Figure scripts:
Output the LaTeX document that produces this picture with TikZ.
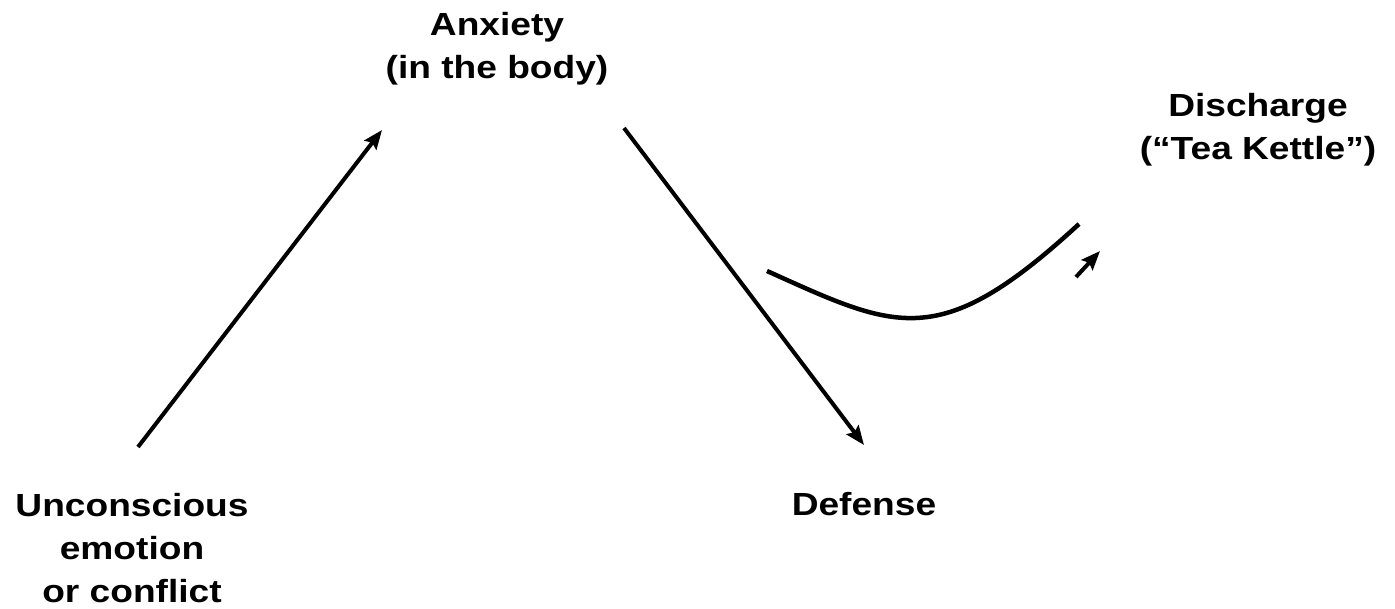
\documentclass[tikz,border=0pt]{standalone}
\usepackage{fontspec}
\setmainfont{Liberation Sans}
\newfontfamily\lblfont[FakeStretch=1.16]{Liberation Sans}
\usetikzlibrary{arrows.meta}
\tikzset{
  etiqueta/.style={
    align=center, inner sep=0pt, anchor=base,
    font=\lblfont\bfseries\fontsize{32}{43}\selectfont},
  flecha/.style={-{Stealth[length=19pt,width=15pt,inset=3pt]}, line width=4pt},
  curva/.style={line width=4.5pt}
}
\begin{document}
\begin{tikzpicture}[x=1pt,y=-1pt]
\useasboundingbox (0,0) rectangle (1395,608);

% Textos (anclados en la base de la ultima linea)
\node[etiqueta] (anxiety) at (497,78) {Anxiety\\(in the body)};
\node[etiqueta] (emotion) at (132,602) {Unconscious\\emotion\\or conflict};
\node[etiqueta] (defense) at (864,515) {Defense};
\node[etiqueta] (discharge) at (1258,159) {Discharge\\(“Tea Kettle”)};

% Extremos de las flechas
\coordinate (e1) at (138,447);
\coordinate (a1) at (382,130);
\coordinate (a2) at (624,128);
\coordinate (d1) at (864,445);
\coordinate (c1) at (767,271);
\coordinate (c2) at (1079,224);
\coordinate (k1) at (1076,277);
\coordinate (k2) at (1100,251);

\draw[flecha] (e1) -- (a1);
\draw[flecha] (a2) -- (d1);
\draw[curva] (c1) .. controls (897,329.5) and (939,353) .. (c2);
\draw[flecha] (k1) -- (k2);

\end{tikzpicture}
\end{document}
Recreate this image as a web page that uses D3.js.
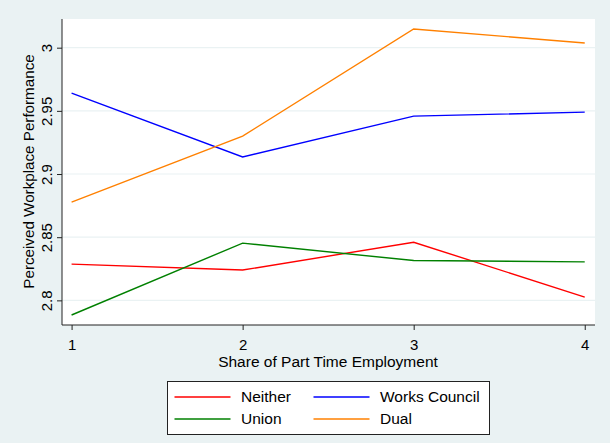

**WRITTEN INSTRUCTION:**
Leave the pictures out and write out every entry exactly as given.

**REPLY:**
Output the LaTeX document that produces this picture with TikZ.
\documentclass[tikz,border=0pt]{standalone}
\usepackage{fontspec}
\setmainfont{Liberation Sans}
\newfontfamily\lblfont[FakeStretch=1.16]{Liberation Sans}
\usetikzlibrary{arrows.meta}
\tikzset{
  etiqueta/.style={
    align=center, inner sep=0pt, anchor=base,
    font=\lblfont\bfseries\fontsize{32}{43}\selectfont},
  flecha/.style={-{Stealth[length=19pt,width=15pt,inset=3pt]}, line width=4pt},
  curva/.style={line width=4.5pt}
}
\begin{document}
\begin{tikzpicture}[x=1pt,y=-1pt]
\useasboundingbox (0,0) rectangle (1395,608);

% Textos (anclados en la base de la ultima linea)
\node[etiqueta] (anxiety) at (497,78) {Anxiety\\(in the body)};
\node[etiqueta] (emotion) at (132,602) {Unconscious\\emotion\\or conflict};
\node[etiqueta] (defense) at (864,515) {Defense};
\node[etiqueta] (discharge) at (1258,159) {Discharge\\(“Tea Kettle”)};

% Extremos de las flechas
\coordinate (e1) at (138,447);
\coordinate (a1) at (382,130);
\coordinate (a2) at (624,128);
\coordinate (d1) at (864,445);
\coordinate (c1) at (767,271);
\coordinate (c2) at (1079,224);
\coordinate (k1) at (1076,277);
\coordinate (k2) at (1100,251);

\draw[flecha] (e1) -- (a1);
\draw[flecha] (a2) -- (d1);
\draw[curva] (c1) .. controls (897,329.5) and (939,353) .. (c2);
\draw[flecha] (k1) -- (k2);

\end{tikzpicture}
\end{document}
Recreate this image as a web page that uses D3.js.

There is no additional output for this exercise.